#### [DO THIS]
Omit the pictures and print exactly the lines of the listing below, starting at the first and ending at the line containing "voyageurs, Contrôles: controles".
* begin DATASET SECTION *
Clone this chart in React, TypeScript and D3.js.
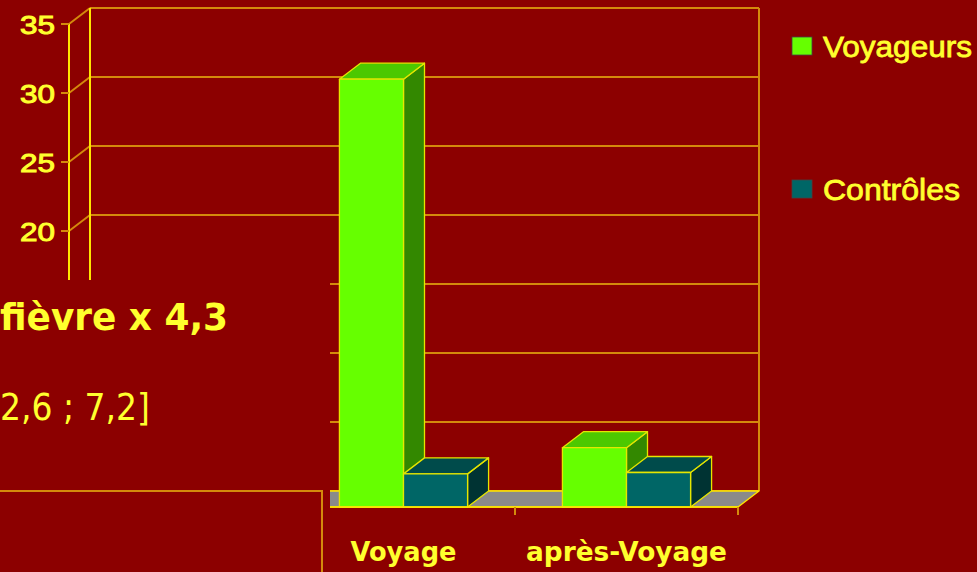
import * as d3 from "d3";

const categories = ["", "Voyage", "après-Voyage"];
const series = ["Voyageurs", "Contrôles"];
const voyageurs = [null, 31, 4.3];
const controles = [null, 2.4, 2.5];
const yTicks = [0, 5, 10, 15, 20, 25, 30, 35];
const noteLines = ["fièvre x 4,3", "2,6 ; 7,2]"];

const width = 977;
const height = 572;
const bg = "#8C0000";
const grid = "#D48A0C";
const axisYellow = "#FFE600";
const textYellow = "#FFFF2E";
const dx = 21;
const dy = -16;
const overlayTop = 280;

const colors = {
  Voyageurs: { front: "#66FF00", top: "#4CC800", side: "#338800" },
  Contrôles: { front: "#006666", top: "#004B4B", side: "#003333" },
};

const App = () => {
  const yScale = d3.scaleLinear().domain([0, 35]).range([507, 24]);
  const xScale = d3.scaleBand().domain(categories).range([69, 738]).padding(0);
  const xInner = d3
    .scaleBand()
    .domain(series)
    .range([0, xScale.bandwidth()])
    .paddingInner(0)
    .paddingOuter(0.74);

  const y0 = yScale(0);
  const xLeft = 69;
  const xRight = 738;
  const valuesBySeries = { Voyageurs: voyageurs, Contrôles: controles };

  const bars = [];
  categories.forEach((cat, i) => {
    series.forEach((s) => {
      const v = valuesBySeries[s][i];
      if (v == null) return;
      bars.push({ cat, s, v });
    });
  });

  // les étiquettes cachées sous la zone de texte ne sont pas dessinées
  const visibleTicks = yTicks.filter((t) => yScale(t) < overlayTop);

  return (
    <svg
      width={width}
      height={height}
      viewBox={`0 0 ${width} ${height}`}
      style={{ position: "absolute", left: 0, top: 0, background: bg }}
    >
      <rect x={0} y={0} width={width} height={height} fill={bg} />

      {/* mur du fond */}
      <g className="back-wall">
        {yTicks.map((t) => (
          <line
            key={t}
            x1={xLeft + dx}
            x2={xRight + dx}
            y1={yScale(t) + dy}
            y2={yScale(t) + dy}
            stroke={grid}
            strokeWidth={2}
          />
        ))}
        <line
          x1={xRight + dx}
          x2={xRight + dx}
          y1={yScale(35) + dy}
          y2={y0 + dy}
          stroke={grid}
          strokeWidth={2}
        />
      </g>

      {/* mur de gauche */}
      <g className="side-wall">
        {yTicks.map((t) => (
          <line
            key={t}
            x1={xLeft}
            x2={xLeft + dx}
            y1={yScale(t)}
            y2={yScale(t) + dy}
            stroke={grid}
            strokeWidth={2}
          />
        ))}
        <line
          x1={xLeft + dx}
          x2={xLeft + dx}
          y1={yScale(35) + dy}
          y2={y0 + dy}
          stroke={axisYellow}
          strokeWidth={2}
        />
      </g>

      {/* plancher */}
      <polygon
        points={`${xLeft},${y0} ${xRight},${y0} ${xRight + dx},${y0 + dy} ${xLeft + dx},${y0 + dy}`}
        fill="#8A8A8A"
        stroke={axisYellow}
        strokeWidth={1.4}
        strokeLinejoin="round"
      />

      {/* barres */}
      <g className="bars">
        {bars.map((b) => {
          const x = xScale(b.cat) + xInner(b.s);
          const w = xInner.bandwidth();
          const yt = yScale(b.v);
          const c = colors[b.s];
          return (
            <g key={b.cat + b.s} stroke="#E6E600" strokeWidth={1.3} strokeLinejoin="round">
              <polygon
                points={`${x + w},${yt} ${x + w + dx},${yt + dy} ${x + w + dx},${y0 + dy} ${x + w},${y0}`}
                fill={c.side}
              />
              <polygon
                points={`${x},${yt} ${x + dx},${yt + dy} ${x + w + dx},${yt + dy} ${x + w},${yt}`}
                fill={c.top}
              />
              <rect x={x} y={yt} width={w} height={y0 - yt} fill={c.front} />
            </g>
          );
        })}
      </g>

      {/* axe y */}
      <g className="y-axis">
        <line x1={xLeft} x2={xLeft} y1={yScale(35)} y2={y0} stroke={axisYellow} strokeWidth={2} />
        {yTicks.map((t) => (
          <line key={t} x1={xLeft - 8} x2={xLeft} y1={yScale(t)} y2={yScale(t)} stroke={grid} strokeWidth={2} />
        ))}
        {visibleTicks.map((t) => (
          <text
            key={t}
            x={55}
            y={yScale(t) + 9.5}
            textAnchor="end"
            fontFamily="Liberation Sans, Arial, sans-serif"
            fontSize={26}
            textLength={35}
            lengthAdjust="spacingAndGlyphs"
            fill={textYellow}
            stroke={textYellow}
            strokeWidth={1}
            paintOrder="stroke"
          >
            {t}
          </text>
        ))}
      </g>

      {/* axe x */}
      <g className="x-axis">
        <line x1={xLeft} x2={xRight} y1={y0} y2={y0} stroke={axisYellow} strokeWidth={1.6} />
        {categories.map((c) => (
          <line
            key={"t" + c}
            x1={xScale(c) + xScale.bandwidth()}
            x2={xScale(c) + xScale.bandwidth()}
            y1={y0}
            y2={y0 + 8}
            stroke={grid}
            strokeWidth={2}
          />
        ))}
        {categories.map((c) => (
          <text
            key={c}
            x={xScale(c) + xScale.bandwidth() / 2}
            y={561}
            textAnchor="middle"
            fontFamily="DejaVu Sans, sans-serif"
            fontWeight="bold"
            fontSize={27}
            textLength={c === "Voyage" ? 106 : 201}
            lengthAdjust="spacingAndGlyphs"
            fill={textYellow}
          >
            {c}
          </text>
        ))}
      </g>

      {/* légende */}
      <g className="legend" fontFamily="Liberation Sans, Arial, sans-serif" fontSize={30}>
        {series.map((s, i) => (
          <g key={s} transform={`translate(792, ${37 + i * 143})`}>
            <rect x={0} y={0} width={20} height={18} fill={colors[s].front} stroke="#444" strokeWidth={0.8} />
            <text
              x={31}
              y={20}
              fill={textYellow}
              stroke={textYellow}
              strokeWidth={0.8}
              paintOrder="stroke"
              textLength={s === "Voyageurs" ? 149 : 137}
              lengthAdjust="spacingAndGlyphs"
            >
              {s}
            </text>
          </g>
        ))}
      </g>

      {/* zone de texte superposée */}
      <rect x={0} y={overlayTop} width={330} height={height - overlayTop} fill={bg} />
      <g fontFamily="DejaVu Sans, sans-serif" fill={textYellow}>
        <text x={0} y={330} fontWeight="bold" fontSize={38} textLength={228} lengthAdjust="spacingAndGlyphs">
          {noteLines[0]}
        </text>
        <text x={0} y={420} fontSize={38} textLength={150} lengthAdjust="spacingAndGlyphs">
          {noteLines[1]}
        </text>
      </g>
      <rect x={-4} y={491} width={326} height={100} fill={bg} stroke={grid} strokeWidth={2} />
    </svg>
  );
};

export default App;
* end DATASET SECTION *
#### [TASK ANSWER]
Clone this chart in React, TypeScript and D3.js.
import * as d3 from "d3";

const categories = ["", "Voyage", "après-Voyage"];
const series = ["Voyageurs", "Contrôles"];
const voyageurs = [null, 31, 4.3];
const controles = [null, 2.4, 2.5];
const yTicks = [0, 5, 10, 15, 20, 25, 30, 35];
const noteLines = ["fièvre x 4,3", "2,6 ; 7,2]"];

const width = 977;
const height = 572;
const bg = "#8C0000";
const grid = "#D48A0C";
const axisYellow = "#FFE600";
const textYellow = "#FFFF2E";
const dx = 21;
const dy = -16;
const overlayTop = 280;

const colors = {
  Voyageurs: { front: "#66FF00", top: "#4CC800", side: "#338800" },
  Contrôles: { front: "#006666", top: "#004B4B", side: "#003333" },
};

const App = () => {
  const yScale = d3.scaleLinear().domain([0, 35]).range([507, 24]);
  const xScale = d3.scaleBand().domain(categories).range([69, 738]).padding(0);
  const xInner = d3
    .scaleBand()
    .domain(series)
    .range([0, xScale.bandwidth()])
    .paddingInner(0)
    .paddingOuter(0.74);

  const y0 = yScale(0);
  const xLeft = 69;
  const xRight = 738;
  const valuesBySeries = { Voyageurs: voyageurs, Contrôles: controles };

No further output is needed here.